I've worked with many men and women who were, relatively speaking, unfashionable and maybe even somewhat sloven dressers. They usually fell into two camps (if they did at all--such stereotypes are usually useless): highly driven, intelligent, dedicated people who choose not to waste time in front of the mirror; or someone you should fire. The difference is immediately noticeable when you interact with the person. The implication is that, if you feel you must dress up so often, maybe you fall into the latter camp. Because if you fell into the former, what's the difference? For all its faults, American culture does favor egalitarianism over aesthetics; more so than most cultures I've come into contact with.
Note that both men and women are equally guilty of this, IMO, although the traditional accoutrements required by detrimentally vain women are, granted, more voluminous. In fact, any insinuation that women bear more of a burden is almost offensive (though not quite; I'm inclined to give the benefit of a doubt, though I feel sullied). Walk into any office building and the proportions of men and women who dress to any particular degree of fashionableness is quite equivalent, particularly once you factor out any latent hiring or structural biases (Cf. secretaries).
You know, if a woman actually did wear her previous days attire, she might come to find that men pay more attention to the words coming out of her mouth than the buttons on her blouse.

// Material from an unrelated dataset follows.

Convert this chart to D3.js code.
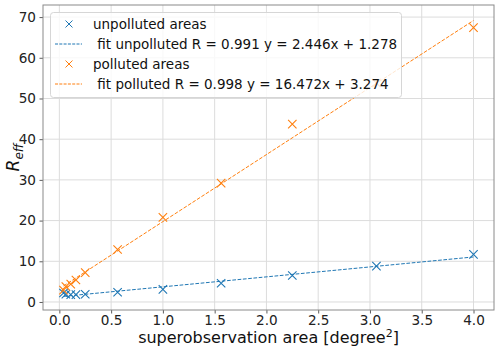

Hint: they're not looking at the buttons, and they won't notice if the buttons change.
If came out to about one week for just under a thousand dollars, (and included sipping good brandy) I would totally sign up for a vacation like this.
The first draft of the comment included a bottle of Scotch, if that's close enough. Now that I have the pitch down I just need to find the zeppelin and/or tramp steamer.
The author of the article got one thing right: not one of those leaping to the defense of rolling luggage has admitted to inconveniencing anyone else. It's always about their side of the story, and no other.
Talk about rude.
I didn't notice the author of the article admitting to inconveniencing anyone else. Maybe by hashing out a rough draft of his inane article by bitching to the person trapped next to him on a flight from New York to... wherever it was he had to tote his tiny duffel across monkey-infested mud puddles.
Travel's inconvenient and annoying. You're thrown together with people whose habits aren't necessarily appealing to you. Between getting annoyed by it and just accepting it, I've found that acceptance works better.
The fetish for wheeled luggage has gotten to the point that very small bags, more like briefcases than suitcases, now come in wheeled versions. I should know, as I frequently (and literally) run into them in the train station.
Thirty-five comments down into this thread, and nobody has figured out how to make a clever Segway crack yet?
(That wasn't it, either.)
JB is right. Anyone who travels with the expectation that they will never be inconvenienced is delusional. There is no convenient way to sort large numbers of people into dozens of different tightly cramped metal cylinders. Your fellow travellers are not perfect specimens of strength and agility, nor can they flawlessly predict the correct path through the airport maze. Arrive early and wait your turn like everyone else.